Sam Krieg for September 8

     This blog might be a bit crazy, but I press on with the reassuring image of Jim Groom in my mind. As I came to the close of Song of Myself about a week ago, I was struck by something completely unexpected: I was recognizing another free verse-loving American in Whitman’s words. I was seeing T.S. Eliot! I make no claims to be an Eliot expert but, after studying him in a few classes, I’m definitely a fan. It was this pair of Song lines that brought the thought up:

“I bequeath myself to the dirt to grow from the grass I love,

If you want me again look for me under your bootsoles.”

When I read those words, I was reminded of a passage from Eliot’s poem, Ash Wednesday:

“And I who am here dissembled

Proffer my deeds to oblivion, and my love

To the posterity of the desert and the fruit of the gourd.”

     Initially, this connection is a bit surprising since Whitman isn’t exactly mentioned in “Tradition and the Individual Talent.” He doesn’t fit the mold of Eliot’s typical role model (too straightforward for the metaphysicals, too concrete for the symbolists, etc) and Eliot does not fit the profile of the American that we find in Whitman (not very rugged and lacking a beard). In these two passages, the poets are speaking about their legacies: what do they have to say about what they will leave to posterity?

     Whitman does not break character in the least in this discussion of his death. Through his physical burial, he will become a part of the nature cycle that he extols over and over in Song of Myself. His body will be equal to the grass, which is no better or no worse than the horses eating it that give rides to wicked and divine men.
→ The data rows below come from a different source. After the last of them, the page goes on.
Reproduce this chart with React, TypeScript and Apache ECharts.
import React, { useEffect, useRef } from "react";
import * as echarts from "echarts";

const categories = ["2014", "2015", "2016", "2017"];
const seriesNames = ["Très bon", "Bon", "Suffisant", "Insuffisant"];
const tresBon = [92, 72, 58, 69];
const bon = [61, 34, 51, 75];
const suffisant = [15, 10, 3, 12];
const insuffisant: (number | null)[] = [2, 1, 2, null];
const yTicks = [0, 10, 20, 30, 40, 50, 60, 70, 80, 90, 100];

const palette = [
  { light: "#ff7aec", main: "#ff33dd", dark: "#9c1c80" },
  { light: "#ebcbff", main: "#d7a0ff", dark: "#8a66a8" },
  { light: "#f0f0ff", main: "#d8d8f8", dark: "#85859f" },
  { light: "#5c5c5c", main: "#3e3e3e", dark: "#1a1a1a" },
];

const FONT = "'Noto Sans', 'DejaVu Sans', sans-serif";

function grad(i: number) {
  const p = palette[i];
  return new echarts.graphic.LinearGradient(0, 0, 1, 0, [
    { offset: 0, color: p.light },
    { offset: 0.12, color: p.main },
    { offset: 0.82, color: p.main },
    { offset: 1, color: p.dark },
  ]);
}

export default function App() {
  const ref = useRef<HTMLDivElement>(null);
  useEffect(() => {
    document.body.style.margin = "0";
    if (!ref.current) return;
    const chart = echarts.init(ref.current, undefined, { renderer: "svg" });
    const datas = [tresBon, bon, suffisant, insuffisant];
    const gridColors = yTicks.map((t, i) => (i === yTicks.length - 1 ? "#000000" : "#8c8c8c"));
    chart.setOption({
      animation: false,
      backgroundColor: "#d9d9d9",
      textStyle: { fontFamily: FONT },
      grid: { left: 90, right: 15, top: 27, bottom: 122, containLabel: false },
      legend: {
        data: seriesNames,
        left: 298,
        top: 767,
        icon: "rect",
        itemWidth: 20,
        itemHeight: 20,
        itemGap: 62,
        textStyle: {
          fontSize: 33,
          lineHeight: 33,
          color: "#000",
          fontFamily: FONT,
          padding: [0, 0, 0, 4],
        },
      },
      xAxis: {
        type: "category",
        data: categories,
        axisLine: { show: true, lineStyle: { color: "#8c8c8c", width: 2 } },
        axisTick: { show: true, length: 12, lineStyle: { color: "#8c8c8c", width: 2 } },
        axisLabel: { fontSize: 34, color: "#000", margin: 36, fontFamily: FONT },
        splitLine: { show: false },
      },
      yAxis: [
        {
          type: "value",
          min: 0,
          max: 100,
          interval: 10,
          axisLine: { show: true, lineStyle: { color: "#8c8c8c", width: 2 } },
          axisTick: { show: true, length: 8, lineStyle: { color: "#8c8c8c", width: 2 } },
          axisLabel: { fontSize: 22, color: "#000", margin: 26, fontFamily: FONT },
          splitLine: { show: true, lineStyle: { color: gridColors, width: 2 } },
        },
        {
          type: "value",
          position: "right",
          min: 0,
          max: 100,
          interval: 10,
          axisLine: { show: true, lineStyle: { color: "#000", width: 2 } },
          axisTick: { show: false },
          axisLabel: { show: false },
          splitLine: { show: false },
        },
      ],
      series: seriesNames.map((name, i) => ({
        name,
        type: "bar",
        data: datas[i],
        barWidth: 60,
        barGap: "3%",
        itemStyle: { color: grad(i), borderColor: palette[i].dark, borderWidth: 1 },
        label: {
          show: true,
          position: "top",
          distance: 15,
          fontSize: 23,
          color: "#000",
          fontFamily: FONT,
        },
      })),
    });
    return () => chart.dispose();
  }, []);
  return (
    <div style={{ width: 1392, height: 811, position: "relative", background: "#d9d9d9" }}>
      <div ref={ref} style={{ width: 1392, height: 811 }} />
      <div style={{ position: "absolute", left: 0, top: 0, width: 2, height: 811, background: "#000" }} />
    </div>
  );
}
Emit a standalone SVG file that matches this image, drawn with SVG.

Death is a return to the earth that Whitman worships, in contrast to the Christian tradition that had dominated in America until that point. However, while the Christian afterlife has no place in Whitman’s scheme, his spirit will still linger on. Through the grass, Whitman is accessible to all people. That accessibility is perhaps the crux of the differences between Whitman and Eliot: as he attempts to create a new “American scripture,” Whitman must become all things to all men, while Eliot intentionally steeps his verse in an erudite tradition only accessible to the learned.

     By fleeing to Europe and embedding allusions to complex writers of the past in his poetry, Eliot essentially did the opposite of what Whitman proposed that American poets after him would do. The “posterity of the desert” that Eliot offers himself to does more than separate him geographically from Whitman’s grass: it marks him as a part of the religious tradition that Whitman would have America abandon. Within the larger context of the poem, it’s seen that Eliot refers here to Israel, and more particularly to the Christian tradition that sprang from Israel. Eliot’s biography fits with this, as Ash Wednesday was written after he joined the Anglican Church, again putting him on the path that Whitman stepped off.

     In short, the differences between these two men might be best illustrated through their radically different views of themselves and their abilities. Whitman’s very title, Song of Myself, sets him as the beginning and the end of things, as being capable of bestowing meaning. Eliot, however, is not capable of such an accomplishment; in this poem, he generally does not directly speak to God, the giver of purpose. Instead, he speaks to a female intermediary that he hopes will petition God on his behalf. In the end, Eliot might reach the divine, but it’s more a prayer than a barbaric yawp: “Suffer me not to be separated / And let my cry come unto Thee.”

“Ash Wednesday.” The Highland Shepherd. 6 September 2009. http://www.msgr.ca/msgr-7/ash_wednesday_t_s_eliot.htm>.

September 06 2009 10:44 pm | Uncategorized

2 Responses to “Sam Krieg for September 8”

  1. mns Says:

    Strange that I too felt drawn to compare WW and TSE this week, Sam (see “double standard?”)– in much less depth, but something is in the air (or I guess maybe something is on Ben’s shirt).

  2. wordbreaker Says:

    Well I guess that I have to wear that shirt again sometime soon. It might end up just being saved for a Tuesday shirt. What strikes me as interesting in this comparison is how much it sets up Whitman as a proto-modernist, in that both he and Eliot, and most of the rest of the Modernists are searching for a capital ‘T’ Truth. In light of this search, though, it becomes even more fascinating that Whitman and Eliot are seeming to come to many of the same places, just from completely different routes. At some level, it gives a rather large justification to Whitman’s statements about priests soon not being necessary.